April 27, 2017

Congresswoman Maxine Waters… stop rooting for bank regulations that puts inequality on steroids.

Sir, I refer to Ben McLannahan’s and Barney Jopson’s “Republican puts forward alternative to ‘nightmare’ Dodd-Frank” April 27.

Jeb Hensarling, the chairman of the House financial services committee’s Choice Act includes a provision of requiring banks to hold “at least 10 per cent of gross assets, if they want relief from some of the toughest standards on supervision and regulation”

“Congresswoman Maxine Waters, the top Democrat on the committee, told the hearing that the proposals — known as the Financial Choice Act, which stands for Creating Hope and Opportunity for Investors, Consumers and Entrepreneurs — would unleash more “risky and predatory” practices on Wall Street.”

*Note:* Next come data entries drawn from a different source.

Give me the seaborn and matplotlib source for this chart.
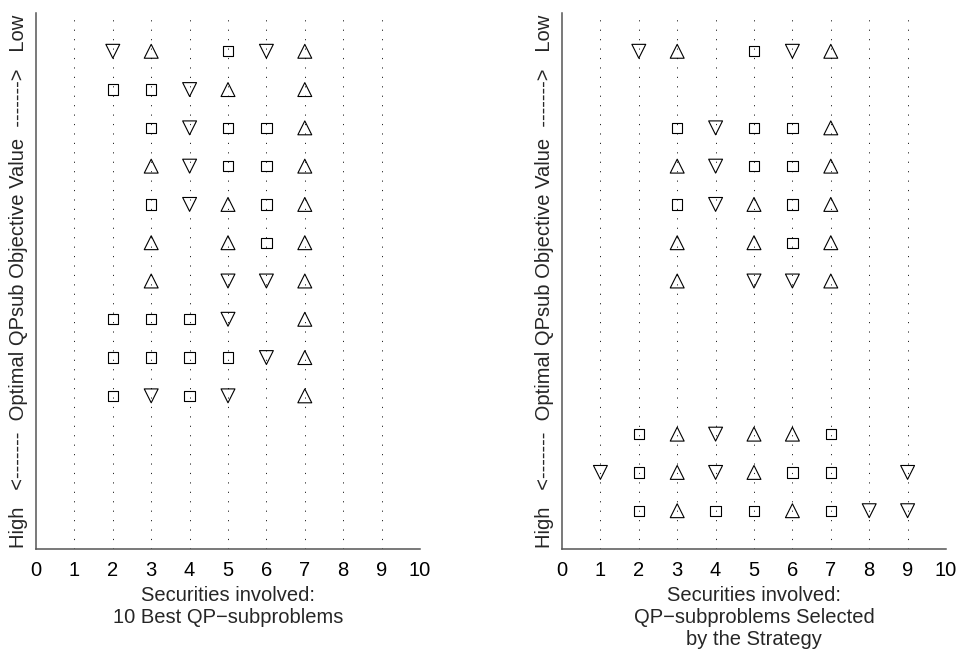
import matplotlib
matplotlib.use("Agg")
import matplotlib.pyplot as plt
import seaborn as sns
import pandas as pd

# ---- data -------------------------------------------------------------
# Each string lists the marker for securities 1..9 ('.' = not involved)
securities = [1, 2, 3, 4, 5, 6, 7, 8, 9]
left_levels = [13, 12, 11, 10, 9, 8, 7, 6, 5, 4]
left_rows = [
    ".v^.sv^..",
    ".ssv^.^..",
    "..svss^..",
    "..^vss^..",
    "..sv^s^..",
    "..^.^s^..",
    "..^.vv^..",
    ".sssv.^..",
    ".ssssv^..",
    ".svsv.^..",
]
right_levels = [13, 11, 10, 9, 8, 7, 3, 2, 1]
right_rows = [
    ".v^.sv^..",
    "..svss^..",
    "..^vss^..",
    "..sv^s^..",
    "..^.^s^..",
    "..^.vv^..",
    ".s^v^^s..",
    "vs^v^ss.v",
    ".s^ss^svv",
]
x_ticks = [0, 1, 2, 3, 4, 5, 6, 7, 8, 9, 10]
left_xlabel = "Securities involved:\n10 Best QP\u2212subproblems"
right_xlabel = "Securities involved:\nQP\u2212subproblems Selected\nby the Strategy"
ylabel = "High   <-------  Optimal QPsub Objective Value  ------->   Low"


def to_frame(levels, rows):
    recs = []
    for lvl, row in zip(levels, rows):
        for sec, ch in zip(securities, row):
            if ch != ".":
                recs.append({"sec": sec, "level": lvl, "shape": ch})
    return pd.DataFrame(recs)


sns.set_theme(style="white")
plt.rcParams["font.family"] = ["Liberation Sans", "DejaVu Sans"]

fig = plt.figure(figsize=(9.59, 6.49), dpi=100)
W, H = 959, 649
axes = [
    fig.add_axes([36 / W, 100 / H, 384 / W, 536 / H]),
    fig.add_axes([562 / W, 100 / H, 384 / W, 536 / H]),
]

marker_map = {"s": "s", "^": "^", "v": "v"}
size_map = {"s": 56, "^": 100, "v": 100}
FS = 14.5

for ax, levels, rows, xl in zip(axes, [left_levels, right_levels],
                                [left_rows, right_rows],
                                [left_xlabel, right_xlabel]):
    df = to_frame(levels, rows)
    sns.scatterplot(data=df, x="sec", y="level", style="shape", size="shape",
                    markers=marker_map, sizes=size_map, facecolor="none",
                    edgecolor="black", linewidth=0.8, legend=False, ax=ax,
                    zorder=3)
    ax.set_xlim(0, 10)
    ax.set_ylim(0, 14)
    ax.set_xticks(x_ticks)
    ax.set_xticklabels([str(t) for t in x_ticks], fontsize=FS)
    ax.set_yticks([])
    ax.grid(axis="x", color="#222222", linestyle=(0, (1.2, 8.5)), linewidth=0.7)
    ax.grid(axis="y", visible=False)
    gl = ax.xaxis.get_gridlines()
    gl[0].set_visible(False)
    gl[-1].set_visible(False)
    for s in ["top", "right"]:
        ax.spines[s].set_visible(False)
    for s in ["left", "bottom"]:
        ax.spines[s].set_color("#555555")
        ax.spines[s].set_linewidth(1.1)
    ax.tick_params(axis="x", direction="in", length=4, width=0.9,
                   color="#555555", pad=9, labelcolor="black")
    ax.set_xlabel(xl, fontsize=FS, linespacing=1.2, labelpad=4)
    ax.set_ylabel(ylabel, fontsize=FS)
    ax.yaxis.set_label_coords(-0.02, 0.5)
    ax.set_facecolor("white")

fig.savefig("out.png", dpi=100, facecolor="white")
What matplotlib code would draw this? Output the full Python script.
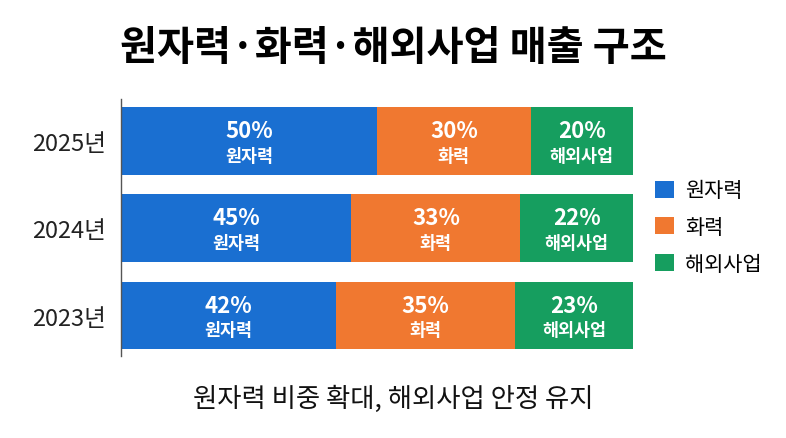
import matplotlib
matplotlib.use("Agg")
import matplotlib.pyplot as plt
from matplotlib.patches import Patch

plt.rcParams['font.family'] = ['Noto Sans CJK KR', 'DejaVu Sans']

years = ['2023년', '2024년', '2025년']
segments = ['원자력', '화력', '해외사업']
nuclear = [42, 45, 50]
thermal = [35, 33, 30]
overseas = [23, 22, 20]
colors = ['#1a6fd1', '#f07830', '#169e5f']
title = '원자력·화력·해외사업 매출 구조'
subtitle = '원자력 비중 확대, 해외사업 안정 유지'

fig = plt.figure(figsize=(7.86, 4.39), dpi=100)
ax = fig.add_axes([121/786, 1-357/439, (633-121)/786, (357-100)/439])

series = [nuclear, thermal, overseas]
ypos = list(range(len(years)))
left = [0]*len(years)
for name, vals, col in zip(segments, series, colors):
    ax.barh(ypos, vals, left=left, height=0.777, color=col, edgecolor='none')
    for y, l, v in zip(ypos, left, vals):
        cx = l + v/2
        ax.annotate(f'{v}%', (cx, y), xytext=(0, 7.6), textcoords='offset points',
                    ha='center', va='center', color='white', fontsize=16, fontweight='bold')
        ax.annotate(name, (cx, y), xytext=(0, -10.6), textcoords='offset points',
                    ha='center', va='center', color='white', fontsize=12.5, fontweight='bold')
    left = [a+b for a, b in zip(left, vals)]

ax.set_xlim(0, 100)
ax.set_ylim(-0.463, 2.48)
ax.set_yticks(ypos)
ax.set_yticklabels(years, fontsize=17, color='#222222')
ax.tick_params(axis='y', length=0, pad=11)
ax.set_xticks([])
for s in ['top', 'right', 'bottom']:
    ax.spines[s].set_visible(False)
ax.spines['left'].set_color('#555555')
ax.spines['left'].set_linewidth(1.0)

handles = [Patch(facecolor=c, edgecolor='none', label=s) for s, c in zip(segments, colors)]
fig.legend(handles=handles, loc='center left', bbox_to_anchor=(636/786, 1-228/439),
           frameon=False, fontsize=15, handlelength=0.9, handleheight=0.9,
           handletextpad=0.55, labelspacing=0.7)

fig.text(0.5, 1-48/439, title, ha='center', va='center', fontsize=29, fontweight='black', color='black')
fig.text(0.5, 1-399/439, subtitle, ha='center', va='center', fontsize=19, color='#111111')

fig.savefig('out.png', dpi=100, facecolor='white')
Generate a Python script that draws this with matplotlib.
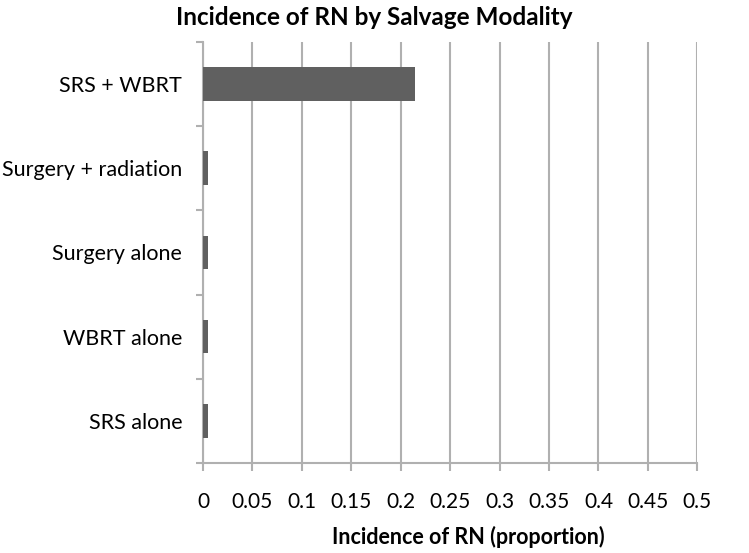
import numpy as np
import matplotlib.pyplot as plt

categories = ["SRS alone", "WBRT alone", "Surgery alone", "Surgery + radiation", "SRS + WBRT"]
incidence = [0.005, 0.005, 0.005, 0.005, 0.214]
xticks = [0, 0.05, 0.1, 0.15, 0.2, 0.25, 0.3, 0.35, 0.4, 0.45, 0.5]
xtick_labels = ["0", "0.05", "0.1", "0.15", "0.2", "0.25", "0.3", "0.35", "0.4", "0.45", "0.5"]

plt.rcParams['font.family'] = ['Lato', 'DejaVu Sans']

fig = plt.figure(figsize=(7.49, 5.53), dpi=100)
ax = fig.add_axes([0.271, 0.163, 0.66, 0.761])

y = np.arange(len(categories))
ax.barh(y, incidence, height=0.4, color='#606060', zorder=3)

ax.set_xlim(0, 0.5)
ax.set_ylim(-0.5, len(categories) - 0.5)
ax.set_xticks(xticks)
ax.set_xticklabels(xtick_labels, fontsize=15)
ax.set_yticks(y)
ax.set_yticklabels(categories, fontsize=15.5)
ax.tick_params(axis='y', length=0, pad=15)
ax.tick_params(axis='x', length=6, color='#b0b0b0', width=1.5, pad=15)

# category boundary ticks on the y axis
ax.set_yticks(np.arange(-0.5, len(categories)), minor=True)
ax.tick_params(axis='y', which='minor', length=5, color='#b0b0b0', width=1.5)

ax.grid(axis='x', color='#b0b0b0', linewidth=1.5, zorder=0)
for s in ['top', 'right']:
    ax.spines[s].set_visible(False)
for s in ['left', 'bottom']:
    ax.spines[s].set_color('#b0b0b0')
    ax.spines[s].set_linewidth(1.5)

ax.set_xlabel("Incidence of RN (proportion)", fontsize=15.5, fontweight='bold', va='center')
ax.xaxis.set_label_coords(0.536, -0.175)
fig.suptitle("Incidence of RN by Salvage Modality", fontsize=17.5, fontweight='bold', x=0.5, y=0.99)

fig.savefig("out.png", dpi=100)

Holding 10 percent, against all assets, would eliminate that odious discrimination against the access to the opportunities of bank credit of "the risky", which result from the current risk weighted capital requirements for banks.

John Kenneth Galbraith in his “Money: Whence it came where it went” 1975 wrote:

“The function of credit in a simple society is, in fact, remarkably egalitarian. It allows the man with energy and no money to participate in the economy more or less on a par with the man who has capital of his own. And the more casual the conditions under which credit is granted and hence the more impecunious those accommodated, the more egalitarian credit is… Bad banks, unlike good, loaned to the poor risk, which is another name for the poor man.”

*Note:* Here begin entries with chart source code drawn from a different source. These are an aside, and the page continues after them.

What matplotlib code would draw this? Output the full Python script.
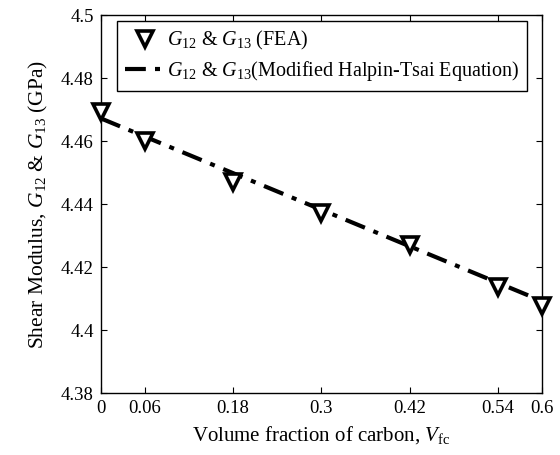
import matplotlib
matplotlib.use("Agg")
import matplotlib.pyplot as plt

plt.rcParams["font.family"] = "Liberation Serif"
plt.rcParams["mathtext.fontset"] = "custom"
plt.rcParams["mathtext.rm"] = "Liberation Serif"
plt.rcParams["mathtext.it"] = "Liberation Serif:italic"

vf = [0, 0.06, 0.18, 0.3, 0.42, 0.54, 0.6]
g_fea = [4.4693, 4.4600, 4.4469, 4.4372, 4.4270, 4.4137, 4.4075]
g_halpin = [4.4672, 4.4614, 4.4498, 4.4382, 4.4266, 4.4150, 4.4092]

xticks = [0, 0.06, 0.18, 0.3, 0.42, 0.54, 0.6]
xticklabels = ["0", "0.06", "0.18", "0.3", "0.42", "0.54", "0.6"]
yticks = [4.38, 4.40, 4.42, 4.44, 4.46, 4.48, 4.50]
yticklabels = ["4.38", "4.4", "4.42", "4.44", "4.46", "4.48", "4.5"]

fig = plt.figure(figsize=(5.6, 4.55), dpi=100)
ax = fig.add_axes([0.180, 0.136, 0.788, 0.831])

ax.plot(vf, g_fea, linestyle="none", marker="v", markersize=12,
        markerfacecolor="white", markeredgecolor="black", markeredgewidth=2.6,
        label=r"$G_{12}$ & $G_{13}$ (FEA)", zorder=3, clip_on=False)
ax.plot(vf, g_halpin, color="black", linewidth=3, dashes=(5, 2.2, 1.2, 2.2),
        label=r"$G_{12}$ & $G_{13}$(Modified Halpin-Tsai Equation)", zorder=2)

ax.set_xlim(0, 0.6)
ax.set_ylim(4.38, 4.5)
ax.set_xticks(xticks)
ax.set_xticklabels(xticklabels)
ax.set_yticks(yticks)
ax.set_yticklabels(yticklabels)
ax.tick_params(direction="in", length=4, width=0.8, top=True, right=True,
               labelsize=13.5, pad=5)
for sp in ax.spines.values():
    sp.set_linewidth(1.0)

ax.set_xlabel(r"Volume fraction of carbon, $V_{\mathrm{fc}}$", fontsize=15, labelpad=5)
ax.set_ylabel(r"Shear Modulus, $G_{12}$ & $G_{13}$ (GPa)", fontsize=15.5, labelpad=8)

leg = ax.legend(loc="upper left", bbox_to_anchor=(0.036, 0.984), fontsize=14.5,
                fancybox=False, edgecolor="black", framealpha=1,
                handlelength=2.0, handletextpad=0.1, borderaxespad=0,
                labelspacing=0.35, borderpad=0.4)
leg.get_frame().set_linewidth(1.0)

fig.savefig("out.png", dpi=100)
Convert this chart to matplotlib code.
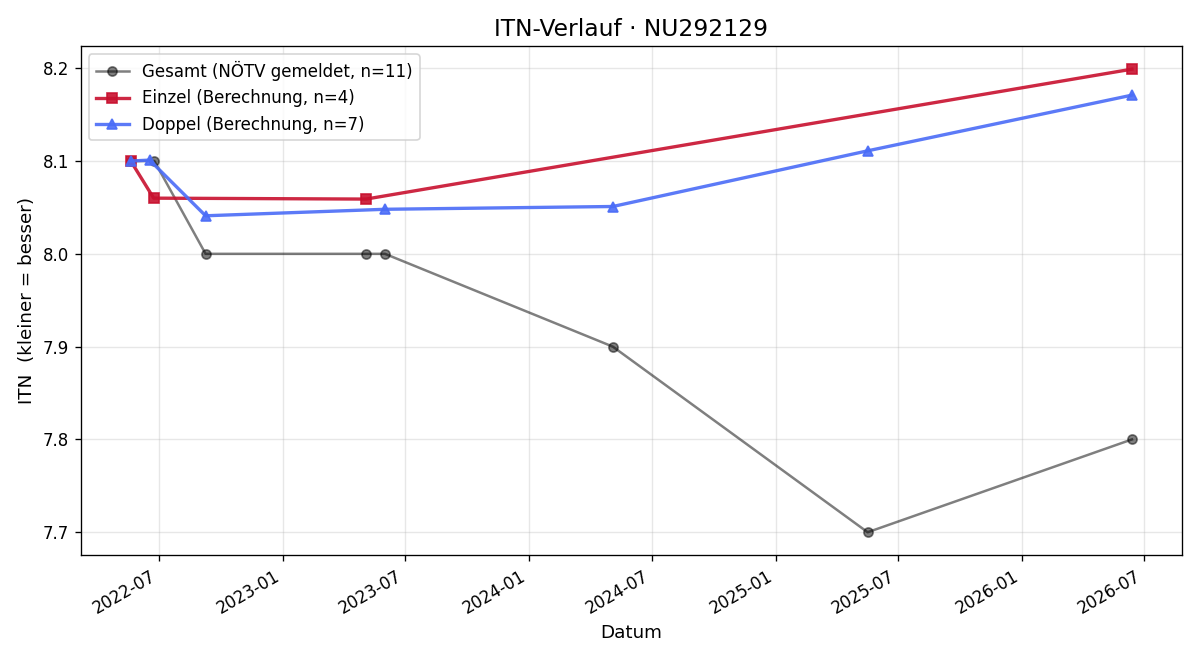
import numpy as np
import pandas as pd
import matplotlib
matplotlib.use("Agg")
import matplotlib.pyplot as plt
import matplotlib.dates as mdates

# Gesamt (gemeldet)
gesamt_dates = pd.to_datetime(["2022-05-20", "2022-06-24", "2022-09-08", "2023-05-04",
                               "2023-06-01", "2024-05-04", "2025-05-17", "2026-06-13"])
gesamt_itn = [8.1, 8.1, 8.0, 8.0, 8.0, 7.9, 7.7, 7.8]

# Einzel (Berechnung)
einzel_dates = pd.to_datetime(["2022-05-20", "2022-06-23", "2023-05-04", "2026-06-13"])
einzel_itn = [8.100, 8.060, 8.059, 8.199]

# Doppel (Berechnung)
doppel_dates = pd.to_datetime(["2022-05-20", "2022-06-17", "2022-09-08", "2023-06-01",
                               "2024-05-04", "2025-05-17", "2026-06-13"])
doppel_itn = [8.100, 8.101, 8.041, 8.048, 8.051, 8.111, 8.171]

fig, ax = plt.subplots(figsize=(10, 5.5), dpi=120)

ax.plot(gesamt_dates, gesamt_itn, color="black", alpha=0.5, marker="o",
        markersize=5.5, linewidth=1.5, label="Gesamt (NÖTV gemeldet, n=11)")
ax.plot(einzel_dates, einzel_itn, color="#c8102e", alpha=0.9, marker="s",
        markersize=6, linewidth=2, label="Einzel (Berechnung, n=4)")
ax.plot(doppel_dates, doppel_itn, color="#4a6cf7", alpha=0.9, marker="^",
        markersize=6, linewidth=2, label="Doppel (Berechnung, n=7)")

ax.set_title("ITN-Verlauf · NU292129", fontsize=14)
ax.set_xlabel("Datum", fontsize=11)
ax.set_ylabel("ITN  (kleiner = besser)", fontsize=11)
ax.grid(True, alpha=0.3)
ax.legend(loc="upper left", fontsize=10)

ax.xaxis.set_major_locator(mdates.MonthLocator(bymonth=[1, 7]))
ax.xaxis.set_major_formatter(mdates.DateFormatter("%Y-%m"))
fig.autofmt_xdate()

fig.tight_layout()
fig.savefig("out.png", dpi=120)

Allowing banks to hold less capital against what is perceived as safe than against what is perceived as risky; allows banks to leverage more with what is perceived as safe than with what is perceived as risky; which allows banks to earn higher expected risk adjusted returns on equity when lending to what is perceived as safe than when lending to what is perceived as risky; which means banks will lend more than usual to what is perceived as safe, at even lower rates, which could be very dangerous; and less than usual to what is perceived as risky, unless its done at much higher rates than usual… which unfortunately makes the risky even riskier.

So, as I see it this proposal by Chairman Hensarling should not be applied only to those who want “relief from some of the toughest standards on supervision and regulation” but to all banks.

Of course, I pray that 10% capital requirement applies also to loans to the public sector. As is, lower capital requirements for banks when holding the sovereign’s debts than those of the citizens, de facto implies a belief that government bureaucrats know how to use bank credit better than citizens… and that is of course pure statism, totally false and absolutely unsustainable.